Trusted Platform Module (TPM) 2.0

UEFI offers Windows a secure root of trust and a startup but what about securing data with encryption? In Window Vista and 7 you may remember that BitLocker took advantage of the Trusted Platform Module (TPM) chip. We used it secure the keys used for encrypting BitLocker protected drives. TPM is a great solution for this but it’s also been a challenge for the industry due to the cost of goods and regional use restrictions.

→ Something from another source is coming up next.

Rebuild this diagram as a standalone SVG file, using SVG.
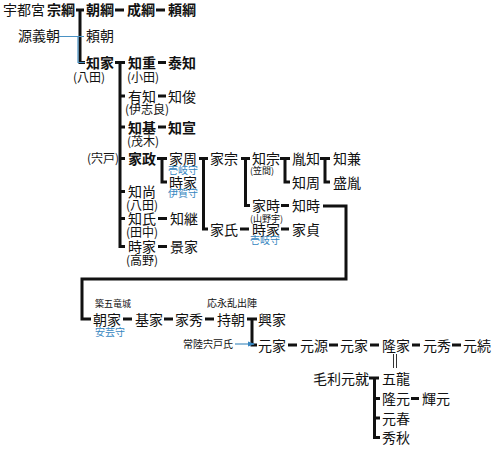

To address these issues Microsoft in coordination with the Trusted Computing Group (TCG)has made a number of improvements for TPM 2.0 specification. Capability has been added to the 2.0 specification that has the potential to enable TPM to be used worldwide scenarios, and to address costs a firmware based TPM solution is now possible. This firmware based solution works on ARM devices and Intel processors that include Platform Trust Technology (PTT). Since the firmware based solution effectively drives down the cost of TPM to zero we’re seeing TPM added to a much broader range of devices, including consumer class devices which may be used for BYOD scenarios. Because of this, new features that take advantage of TPM such as Virtual Smartcards, Measured Boot, Hardware secured Certificates, and ASLR were prioritized for Windows 8. TPM isn’t just for BitLocker anymore!

Encrypted Hard Drives

Now I want to take a moment to talk about how new hardware is going to help drive your encryption compliance numbers to the highest possible levels. Windows 8 supports a new type of hard drive called an Encrypted Hard Drive. These standards based Opal drives contain onboard encryption hardware that offloads processing from the device’s CPU to the hard drive itself. Data encryption on Encrypted Hard Drive is always enabled so you’ll never have unencrypted data on you drives. Securing the drive using the TPM and BitLocker takes about a second which is a much improved experience over traditional disks where it can take hours to complete. In the end Encrypted Hard Drives protected with BitLocker provide the best experience for IT and users, and they’re the easiest way to achieve the highest possible encryption compliance numbers within your organization.